I had one of these once and I know of couple others. The thing is you get these jobs by having a full time job there for a few years, and then saying "hey like, can I just do the maintenance part time or at an hourly rate" and they either fire you for asking or let you do it.

These arrangements are 100% custom, highly dependent on relationships & office politics, and are never ever posted publicly. You are also just putting a big ass "please lay me off" sign on your head so even if you wrangle one of these you can't expect to keep it for more than a year or two.


> These arrangements are 100% custom, highly dependent on relationships

This is what the very best jobs are like


Lol. Why would they fire you for asking?


When I was in this situation it was perceived as me looking for another job. I didn't get directly fired immediately was I was moved to a more demanding role on a less prestigious project outside of my competency and then eventually let go.
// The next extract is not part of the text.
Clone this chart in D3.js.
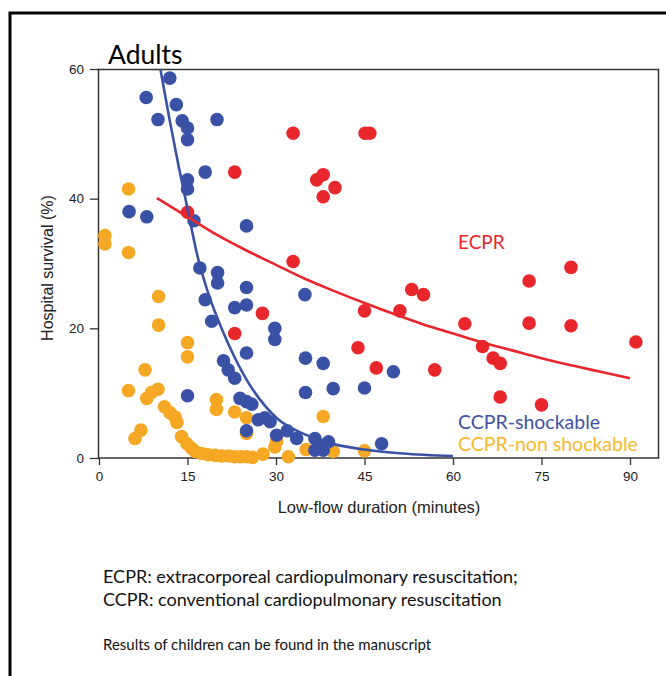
<!DOCTYPE html>
<html>
<head>
<meta charset="utf-8">
<script src="https://cdn.jsdelivr.net/npm/d3@7"></script>
<style>
  body { margin: 0; background: #fff; }
  svg { display: block; }
</style>
</head>
<body>
<div id="chart"></div>
<script>
// survival (%) against low-flow duration (minutes)
const ecpr = [
  [15.0, 37.9], [23.0, 44.1], [32.9, 50.1], [45.1, 50.1], [45.9, 50.1],
  [38.0, 43.7], [36.9, 42.9], [40.0, 41.7], [38.0, 40.3], [32.9, 30.3],
  [53.0, 26.0], [55.0, 25.2], [45.0, 22.7], [51.0, 22.7], [27.7, 22.3],
  [23.0, 19.2], [43.9, 17.0], [47.0, 13.9], [56.9, 13.6], [62.0, 20.7],
  [72.9, 27.3], [80.0, 29.4], [72.9, 20.8], [80.0, 20.4], [91.0, 17.9],
  [65.0, 17.2], [66.8, 15.4], [68.0, 14.6], [68.0, 9.4], [75.0, 8.2]
];

const ccprShock = [
  [12.0, 58.6], [8.0, 55.6], [13.1, 54.5], [10.0, 52.2], [14.1, 52.0],
  [15.0, 50.9], [15.0, 49.1], [20.0, 52.2], [18.0, 44.1], [15.0, 42.9],
  [15.0, 41.5], [5.1, 38.0], [8.1, 37.2], [16.1, 36.6], [25.0, 35.8],
  [17.1, 29.3], [20.1, 28.6], [20.1, 27.0], [25.0, 26.3], [18.0, 24.4],
  [23.0, 23.2], [25.0, 23.6], [19.1, 21.1], [29.8, 20.0], [29.8, 18.3],
  [25.0, 16.2], [21.1, 15.0], [21.9, 13.6], [23.0, 12.3], [15.0, 9.6],
  [23.9, 9.2], [25.0, 8.7], [25.9, 8.3], [27.0, 5.9], [28.1, 6.2],
  [29.0, 5.6], [25.0, 4.2], [30.1, 3.5], [31.9, 4.2], [33.5, 3.0],
  [36.6, 3.0], [37.5, 2.0], [38.9, 2.5], [36.6, 1.2], [38.0, 1.2],
  [34.9, 25.2], [35.0, 15.4], [38.0, 14.6], [49.9, 13.3], [35.0, 10.1],
  [39.7, 10.7], [45.0, 10.8], [47.9, 2.2]
];

const ccprNonShock = [
  [5.0, 41.5], [1.0, 34.3], [1.0, 33.0], [5.0, 31.7], [10.1, 24.9],
  [10.1, 20.5], [15.0, 17.8], [15.0, 15.6], [7.8, 13.6], [5.0, 10.4],
  [8.1, 9.2], [8.9, 10.1], [10.0, 10.6], [11.1, 7.9], [12.0, 7.0],
  [12.9, 6.3], [13.2, 5.5], [7.1, 4.3], [6.1, 3.0], [14.0, 3.3],
  [14.9, 2.2], [15.7, 1.5], [16.3, 1.0], [17.4, 0.7], [18.5, 0.5],
  [19.7, 0.4], [20.8, 0.3], [22.0, 0.3], [23.0, 0.2], [24.0, 0.2],
  [25.0, 0.2], [26.0, 0.1], [19.9, 9.0], [19.9, 7.5], [23.0, 7.1],
  [25.0, 6.2], [25.0, 3.8], [30.1, 2.5], [29.8, 1.7], [27.8, 0.6],
  [32.1, 0.2], [35.1, 1.3], [38.0, 6.4], [39.7, 1.0], [45.0, 1.1]
];

// fitted curves, points
const ecprFit = [
  [9.8, 40.1], [15, 37.2], [20, 34.4], [25, 32.0], [30, 29.8], [35, 27.6],
  [40, 25.7], [45, 23.9], [50, 22.2], [55, 20.6], [60, 19.2], [65, 17.8],
  [70, 16.6], [75, 15.4], [80, 14.3], [85, 13.3], [90, 12.3]
];
const shockFit = [
  [10.4, 60], [12, 52], [13.5, 45], [15, 38.5], [16.6, 31.5], [18.3, 26],
  [21, 19.5], [23, 15.5], [25.6, 11.2], [28, 8.2], [30.2, 6.1], [35, 3.6],
  [40, 2.1], [45, 1.3], [51.5, 0.7], [60, 0.3]
];

const xTicks = [0, 15, 30, 45, 60, 75, 90];
const yTicks = [0, 20, 40, 60];

const W = 666, H = 676;
const red = '#e8262b', blue = '#3a52a5', orange = '#f6a724';

const svg = d3.select('#chart').append('svg').attr('width', W).attr('height', H);

// outer frame
svg.append('rect').attr('x', 10).attr('y', 13).attr('width', 700).attr('height', 700)
  .attr('fill', 'none').attr('stroke', '#000').attr('stroke-width', 3);

const xScale = d3.scaleLinear().domain([0, 90]).range([99, 630]);
const yScale = d3.scaleLinear().domain([0, 60]).range([458, 69]);

// plot box
svg.append('rect').attr('x', 98.5).attr('y', 69.5).attr('width', 560).attr('height', 388.5)
  .attr('fill', 'none').attr('stroke', '#333').attr('stroke-width', 1.5);

const xAxis = d3.axisBottom(xScale).tickValues(xTicks).tickSize(7).tickPadding(6);
const yAxis = d3.axisLeft(yScale).tickValues(yTicks).tickSize(9).tickPadding(6);

const axisFont = '"Liberation Sans", Arial, sans-serif';
const gx = svg.append('g').attr('transform', 'translate(0,458)').call(xAxis);
const gy = svg.append('g').attr('transform', 'translate(99,0)').call(yAxis);
[gx, gy].forEach(g => {
  g.select('.domain').remove();
  g.selectAll('line').attr('stroke', '#333').attr('stroke-width', 1.3);
  g.selectAll('text').attr('fill', '#222')
    .style('font-family', axisFont).style('font-size', '13.5px');
});

svg.append('text').attr('x', 379).attr('y', 513).attr('text-anchor', 'middle')
  .style('font-family', axisFont).style('font-size', '16.5px').attr('fill', '#222')
  .text('Low-flow duration (minutes)');
svg.append('text').attr('transform', 'translate(53,268) rotate(-90)').attr('text-anchor', 'middle')
  .style('font-family', axisFont).style('font-size', '16px').attr('fill', '#222')
  .text('Hospital survival (%)');

const dots = (data, color) => svg.append('g').selectAll('circle').data(data).enter()
  .append('circle')
  .attr('cx', d => xScale(d[0]))
  .attr('cy', d => yScale(d[1]))
  .attr('r', 6.8)
  .attr('fill', color);

dots(ccprNonShock, orange);
dots(ccprShock, blue);
dots(ecpr, red);

const line = d3.line().x(d => xScale(d[0])).y(d => yScale(d[1])).curve(d3.curveMonotoneX);
svg.append('path').datum(shockFit).attr('d', line).attr('fill', 'none')
  .attr('stroke', blue).attr('stroke-width', 2.6);
svg.append('path').datum(ecprFit).attr('d', line).attr('fill', 'none')
  .attr('stroke', red).attr('stroke-width', 2.6);

const cal = 'Lato, "Open Sans", sans-serif';
svg.append('text').attr('x', 108).attr('y', 64).style('font-family', cal)
  .style('font-size', '26.5px').attr('fill', '#000').text('Adults');

svg.append('text').attr('x', 458).attr('y', 249).style('font-family', cal)
  .style('font-size', '19px').attr('fill', red).text('ECPR');
svg.append('text').attr('x', 458).attr('y', 428.5).style('font-family', cal)
  .style('font-size', '19.5px').attr('fill', '#4152a6').text('CCPR-shockable');
svg.append('text').attr('x', 458).attr('y', 450.5).style('font-family', cal)
  .style('font-size', '19.5px').attr('fill', '#fbb82a').text('CCPR-non shockable');

svg.append('text').attr('x', 103).attr('y', 583).style('font-family', cal)
  .style('font-size', '18px').attr('fill', '#111')
  .text('ECPR: extracorporeal cardiopulmonary resuscitation;');
svg.append('text').attr('x', 103).attr('y', 606).style('font-family', cal)
  .style('font-size', '18px').attr('fill', '#111')
  .text('CCPR: conventional cardiopulmonary resuscitation');
svg.append('text').attr('x', 103).attr('y', 650).style('font-family', cal)
  .style('font-size', '15px').attr('fill', '#111')
  .text('Results of children can be found in the manuscript');
</script>
</body>
</html>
If you're a critical internal expert your boss really has your back or something it might be different for you. Like I said it has a lot to do with relationships & politics. Even just asking draws attention to yourself and scrutiny to your position in a way that I don't think is usually to your benefit.
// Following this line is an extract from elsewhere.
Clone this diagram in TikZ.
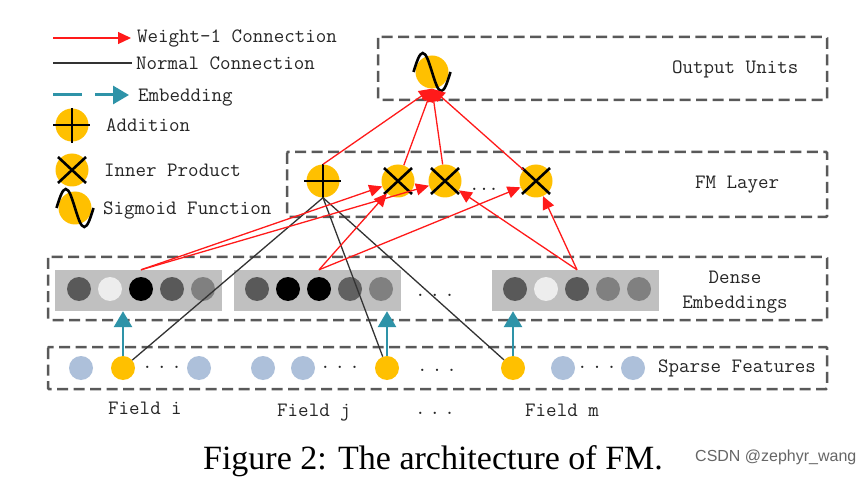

The way I did it, I never really asked, but I also didn't go to part time. I just started spending more and more of my time helping people learn how to do the job better, and then building tools to help when it seemed like no amount of training would help them get better with the tools we had.

Over time the boss saw the value and made that my job without me asking. Of course, that requires a decent boss, and it also happened slowly over several years. I'm pretty sure he would have let me go part time if I asked, since he saw me as more productive in 1 hour than most people are in a week. At one point he told me to go to Amsterdam and work from coffee shops for a few months. I didn't do it, but in hindsight, I kind of wish I had.

I have a different boss now and things are drastically different. A boss can make a world of difference.


Because you just inadvertently labeled yourself as a potential flight risk. Bad managers don’t know how to handle that, and will assume you’re going to leave if you don’t get what you want. The “firing” probably won’t be immediate, but bad managers will passive aggressively manage you out.


This is exactly the kind of gig I would love to find. But everywhere I've looked online is just filled with race-to-the-bottom 3rd world devs.


Yeah, I've heard a good tip is finding local non-tech companies that have various pain points that cost too much to have an enterprise solution, but that would be easy and cheap enough to pay part-time.